Johannesburg — South Africa's proposal to transfer land and people to neighboring Swaziland is beset with mounting problems. But Pretoria shows no signs yet of abandoning the idea, Monitor correspondent Paul Van Slambrouck reports.
The most recent setback is a decision by the country's highest court that Pretoria acted illegally in taking control of part of the KwaZulu black ''homeland'' in preparation for turning it over to Swaziland. The court ruled the action ''null and void'' because South Africa did not consult with KwaZulu.
The controversial land deal is aimed ultimately at making nearly 1 million South African blacks citizens of Swaziland.
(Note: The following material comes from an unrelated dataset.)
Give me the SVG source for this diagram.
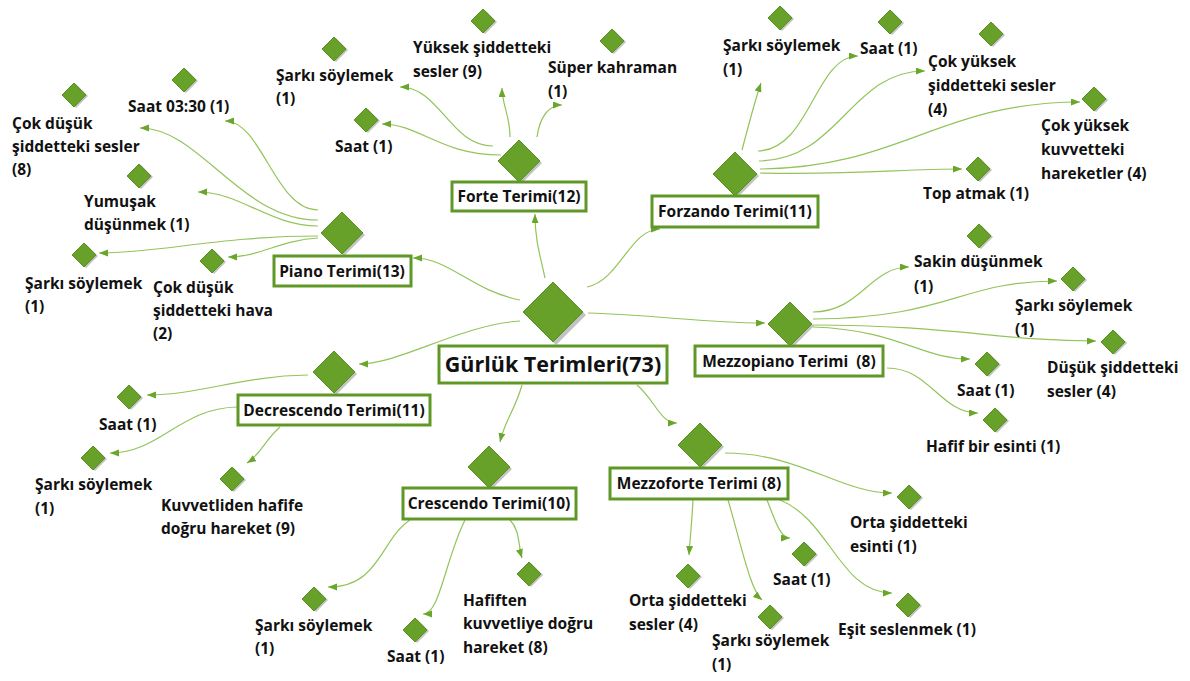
<svg xmlns="http://www.w3.org/2000/svg" width="1190" height="681" viewBox="0 0 1190 681">
<style>
.d{fill:#67a12a;stroke:#5b9023;stroke-width:1}
.sh{fill:#9a9a9a;opacity:0.6}
.box{fill:#fff;stroke:#5f9827;stroke-width:3}
.c{fill:none;stroke:#93c45a;stroke-width:1.2;marker-end:url(#ah)}
text{font-family:"Open Sans","Liberation Sans",sans-serif;font-weight:700;fill:#111}
.l{font-size:15.5px}
.b{font-size:15.5px;text-anchor:middle}
.m{font-size:21.5px;text-anchor:middle}
</style>
<defs>
<marker id="ah" markerUnits="userSpaceOnUse" markerWidth="10" markerHeight="8" refX="9" refY="3.5" orient="auto">
<path d="M0,0 L9,3.5 L0,7 z" fill="#6aa52c"/>
</marker>
</defs>
<rect width="1190" height="681" fill="#fff"/>
<g id="connectors">
<path class="c" d="M520,300 C470,290 450,258 413,258"/>
<path class="c" d="M545,278 C540,255 535,240 535,214"/>
<path class="c" d="M587,287 C620,280 630,229 660,229"/>
<path class="c" d="M588,313 C660,315 700,323 765,323"/>
<path class="c" d="M520,321 C460,325 400,364 359,364"/>
<path class="c" d="M522,385 C515,410 505,420 500,442"/>
<path class="c" d="M637,385 C655,400 660,423 677,423"/>
<path class="c" d="M318,210 C275,210 262,121 225,121"/>
<path class="c" d="M318,220 C240,220 200,128 140,128"/>
<path class="c" d="M318,226 C270,226 240,192 198,192"/>
<path class="c" d="M318,236 C220,236 160,253 99,253"/>
<path class="c" d="M318,238 C280,240 260,257 228,257"/>
<path class="c" d="M493,146 C450,146 440,87 400,87"/>
<path class="c" d="M501,155 C440,155 420,124 382,124"/>
<path class="c" d="M510,137 C510,115 502,105 502,88"/>
<path class="c" d="M537,137 C540,115 550,105 562,105"/>
<path class="c" d="M742,150 C750,120 755,100 761,83"/>
<path class="c" d="M758,151 C810,150 815,56 858,56"/>
<path class="c" d="M759,161 C840,160 850,71 925,71"/>
<path class="c" d="M760,169 C900,168 940,102 1080,102"/>
<path class="c" d="M760,173 C860,175 900,169 962,169"/>
<path class="c" d="M813,312 C860,312 870,267 909,267"/>
<path class="c" d="M813,319 C950,318 960,281 1057,281"/>
<path class="c" d="M813,325 C950,325 1000,341 1096,341"/>
<path class="c" d="M813,327 C900,330 920,359 970,359"/>
<path class="c" d="M887,368 C930,368 940,413 978,413"/>
<path class="c" d="M308,375 C240,376 200,395 147,395"/>
<path class="c" d="M237,407 C180,408 160,453 110,453"/>
<path class="c" d="M280,427 C265,440 260,455 247,463"/>
<path class="c" d="M410,520 C380,540 380,587 328,587"/>
<path class="c" d="M465,520 C445,560 440,614 423,614"/>
<path class="c" d="M510,520 C520,530 518,545 522,558"/>
<path class="c" d="M725,453 C800,453 840,493 892,493"/>
<path class="c" d="M780,500 C830,520 840,593 892,593"/>
<path class="c" d="M767,500 C775,520 780,538 790,538"/>
<path class="c" d="M693,500 C692,520 690,540 689,555"/>
<path class="c" d="M728,500 C740,540 750,590 762,600"/>
</g>
<g id="n-center">
<polygon class="sh" points="556,285 586,315 556,345 526,315"/>
<polygon class="d" points="553,282 583,312 553,342 523,312"/>
<rect class="box" x="439" y="346" width="228" height="37"/>
<text class="m" x="553" y="372">Gürlük Terimleri(73)</text>
</g>
<g id="n-piano">
<polygon class="sh" points="344,214 365,235 344,256 323,235"/>
<polygon class="d" points="342,212 363,233 342,254 321,233"/>
<rect class="box" x="274" y="256" width="137" height="30"/>
<text class="b" x="342" y="277">Piano Terimi(13)</text>
</g>
<g id="n-forte">
<polygon class="sh" points="521,142 542,163 521,184 500,163"/>
<polygon class="d" points="519,140 540,161 519,182 498,161"/>
<rect class="box" x="452" y="182" width="134" height="29"/>
<text class="b" x="519" y="202">Forte Terimi(12)</text>
</g>
<g id="n-forzando">
<polygon class="sh" points="737,154 759,176 737,198 715,176"/>
<polygon class="d" points="735,152 757,174 735,196 713,174"/>
<rect class="box" x="652" y="196" width="166" height="31"/>
<text class="b" x="735" y="217">Forzando Terimi(11)</text>
</g>
<g id="n-mezzopiano">
<polygon class="sh" points="792,304 814,326 792,348 770,326"/>
<polygon class="d" points="790,302 812,324 790,346 768,324"/>
<rect class="box" x="695" y="346" width="188" height="30"/>
<text class="b" x="789" y="367" xml:space="preserve">Mezzopiano Terimi  (8)</text>
</g>
<g id="n-decrescendo">
<polygon class="sh" points="336,353 357,374 336,395 315,374"/>
<polygon class="d" points="334,351 355,372 334,393 313,372"/>
<rect class="box" x="238" y="395" width="192" height="30"/>
<text class="b" x="334" y="416">Decrescendo Terimi(11)</text>
</g>
<g id="n-crescendo">
<polygon class="sh" points="491,448 512,469 491,490 470,469"/>
<polygon class="d" points="489,446 510,467 489,488 468,467"/>
<rect class="box" x="403" y="488" width="173" height="31"/>
<text class="b" x="489" y="509">Crescendo Terimi(10)</text>
</g>
<g id="n-mezzoforte">
<polygon class="sh" points="702,425 724,447 702,469 680,447"/>
<polygon class="d" points="700,423 722,445 700,467 678,445"/>
<rect class="box" x="610" y="468" width="178" height="31"/>
<text class="b" x="699" y="489">Mezzoforte Terimi (8)</text>
</g>
<g id="l1"><polygon class="sh" points="76,84 88,96 76,108 64,96"/><polygon class="d" points="74,83 86,95 74,107 62,95"/>
<text class="l" x="12" y="129">Çok düşük</text><text class="l" x="12" y="152">şiddetteki sesler</text><text class="l" x="12" y="175">(8)</text></g>
<g id="l2"><polygon class="sh" points="186,69 198,81 186,93 174,81"/><polygon class="d" points="184,68 196,80 184,92 172,80"/>
<text class="l" x="128" y="112">Saat 03:30 (1)</text></g>
<g id="l3"><polygon class="sh" points="141,165 153,177 141,189 129,177"/><polygon class="d" points="139,164 151,176 139,188 127,176"/>
<text class="l" x="84" y="207">Yumuşak</text><text class="l" x="84" y="230">düşünmek (1)</text></g>
<g id="l4"><polygon class="sh" points="86,244 98,256 86,268 74,256"/><polygon class="d" points="84,243 96,255 84,267 72,255"/>
<text class="l" x="25" y="289">Şarkı söylemek</text><text class="l" x="25" y="312">(1)</text></g>
<g id="l5"><polygon class="sh" points="214,250 226,262 214,274 202,262"/><polygon class="d" points="212,249 224,261 212,273 200,261"/>
<text class="l" x="153" y="293">Çok düşük</text><text class="l" x="153" y="316">şiddetteki hava</text><text class="l" x="153" y="339">(2)</text></g>
<g id="l6"><polygon class="sh" points="336,38 348,50 336,62 324,50"/><polygon class="d" points="334,37 346,49 334,61 322,49"/>
<text class="l" x="276" y="81">Şarkı söylemek</text><text class="l" x="276" y="104">(1)</text></g>
<g id="l7"><polygon class="sh" points="368,109 380,121 368,133 356,121"/><polygon class="d" points="366,108 378,120 366,132 354,120"/>
<text class="l" x="335" y="152">Saat (1)</text></g>
<g id="l8"><polygon class="sh" points="485,10 497,22 485,34 473,22"/><polygon class="d" points="483,9 495,21 483,33 471,21"/>
<text class="l" x="413" y="53">Yüksek şiddetteki</text><text class="l" x="413" y="77">sesler (9)</text></g>
<g id="l9"><polygon class="sh" points="614,30 626,42 614,54 602,42"/><polygon class="d" points="612,29 624,41 612,53 600,41"/>
<text class="l" x="548" y="73">Süper kahraman</text><text class="l" x="548" y="97">(1)</text></g>
<g id="l10"><polygon class="sh" points="782,7 794,19 782,31 770,19"/><polygon class="d" points="780,6 792,18 780,30 768,18"/>
<text class="l" x="723" y="51">Şarkı söylemek</text><text class="l" x="723" y="75">(1)</text></g>
<g id="l11"><polygon class="sh" points="892,11 904,23 892,35 880,23"/><polygon class="d" points="890,10 902,22 890,34 878,22"/>
<text class="l" x="860" y="54">Saat (1)</text></g>
<g id="l12"><polygon class="sh" points="993,23 1005,35 993,47 981,35"/><polygon class="d" points="991,22 1003,34 991,46 979,34"/>
<text class="l" x="928" y="67">Çok yüksek</text><text class="l" x="928" y="91">şiddetteki sesler</text><text class="l" x="928" y="115">(4)</text></g>
<g id="l13"><polygon class="sh" points="1096,88 1108,100 1096,112 1084,100"/><polygon class="d" points="1094,87 1106,99 1094,111 1082,99"/>
<text class="l" x="1041" y="131">Çok yüksek</text><text class="l" x="1041" y="155">kuvvetteki</text><text class="l" x="1041" y="179">hareketler (4)</text></g>
<g id="l14"><polygon class="sh" points="980,158 992,170 980,182 968,170"/><polygon class="d" points="978,157 990,169 978,181 966,169"/>
<text class="l" x="923" y="199">Top atmak (1)</text></g>
<g id="l15"><polygon class="sh" points="981,225 993,237 981,249 969,237"/><polygon class="d" points="979,224 991,236 979,248 967,236"/>
<text class="l" x="914" y="267">Sakin düşünmek</text><text class="l" x="914" y="292">(1)</text></g>
<g id="l16"><polygon class="sh" points="1075,268 1087,280 1075,292 1063,280"/><polygon class="d" points="1073,267 1085,279 1073,291 1061,279"/>
<text class="l" x="1015" y="311">Şarkı söylemek</text><text class="l" x="1015" y="335">(1)</text></g>
<g id="l17"><polygon class="sh" points="1115,331 1127,343 1115,355 1103,343"/><polygon class="d" points="1113,330 1125,342 1113,354 1101,342"/>
<text class="l" x="1047" y="373">Düşük şiddetteki</text><text class="l" x="1047" y="397">sesler (4)</text></g>
<g id="l18"><polygon class="sh" points="989,353 1001,365 989,377 977,365"/><polygon class="d" points="987,352 999,364 987,376 975,364"/>
<text class="l" x="957" y="396">Saat (1)</text></g>
<g id="l19"><polygon class="sh" points="997,409 1009,421 997,433 985,421"/><polygon class="d" points="995,408 1007,420 995,432 983,420"/>
<text class="l" x="926" y="452">Hafif bir esinti (1)</text></g>
<g id="l20"><polygon class="sh" points="131,386 143,398 131,410 119,398"/><polygon class="d" points="129,385 141,397 129,409 117,397"/>
<text class="l" x="99" y="430">Saat (1)</text></g>
<g id="l21"><polygon class="sh" points="95,447 107,459 95,471 83,459"/><polygon class="d" points="93,446 105,458 93,470 81,458"/>
<text class="l" x="35" y="490">Şarkı söylemek</text><text class="l" x="35" y="514">(1)</text></g>
<g id="l22"><polygon class="sh" points="234,468 246,480 234,492 222,480"/><polygon class="d" points="232,467 244,479 232,491 220,479"/>
<text class="l" x="161" y="511">Kuvvetliden hafife</text><text class="l" x="161" y="534">doğru hareket (9)</text></g>
<g id="l23"><polygon class="sh" points="316,588 328,600 316,612 304,600"/><polygon class="d" points="314,587 326,599 314,611 302,599"/>
<text class="l" x="255" y="631">Şarkı söylemek</text><text class="l" x="255" y="654">(1)</text></g>
<g id="l24"><polygon class="sh" points="417,619 429,631 417,643 405,631"/><polygon class="d" points="415,618 427,630 415,642 403,630"/>
<text class="l" x="387" y="662">Saat (1)</text></g>
<g id="l25"><polygon class="sh" points="531,563 543,575 531,587 519,575"/><polygon class="d" points="529,562 541,574 529,586 517,574"/>
<text class="l" x="463" y="606">Hafiften</text><text class="l" x="463" y="629">kuvvetliye doğru</text><text class="l" x="463" y="653">hareket (8)</text></g>
<g id="l26"><polygon class="sh" points="911,486 923,498 911,510 899,498"/><polygon class="d" points="909,485 921,497 909,509 897,497"/>
<text class="l" x="850" y="528">Orta şiddetteki</text><text class="l" x="850" y="552">esinti (1)</text></g>
<g id="l27"><polygon class="sh" points="806,543 818,555 806,567 794,555"/><polygon class="d" points="804,542 816,554 804,566 792,554"/>
<text class="l" x="773" y="585">Saat (1)</text></g>
<g id="l28"><polygon class="sh" points="910,594 922,606 910,618 898,606"/><polygon class="d" points="908,593 920,605 908,617 896,605"/>
<text class="l" x="838" y="635">Eşit seslenmek (1)</text></g>
<g id="l29"><polygon class="sh" points="690,565 702,577 690,589 678,577"/><polygon class="d" points="688,564 700,576 688,588 676,576"/>
<text class="l" x="629" y="606">Orta şiddetteki</text><text class="l" x="629" y="630">sesler (4)</text></g>
<g id="l30"><polygon class="sh" points="772,606 784,618 772,630 760,618"/><polygon class="d" points="770,605 782,617 770,629 758,617"/>
<text class="l" x="712" y="646">Şarkı söylemek</text><text class="l" x="712" y="670">(1)</text></g>
</svg>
It has sparked widespread resistance among not only the blacks affected, but also among supporters of the government's own National Party. Critics see the proposal as a blatant attempt by South Africa's white minority government to reduce the number of blacks in this country.
The proposal has been further muddied by the death in August of the Swaziland monarch, King Sobhuza II. He had a keen personal interest in the plan, which to him represented a reunification of the Swazi people.
Still, indications are that both Swaziland and South Africa intend to press ahead with the plan, albeit perhaps in a modified form. Pretoria says it will study the court decision to determine further action involving KwaZulu, and has appointed a commission to study that aspect of the transfer deal.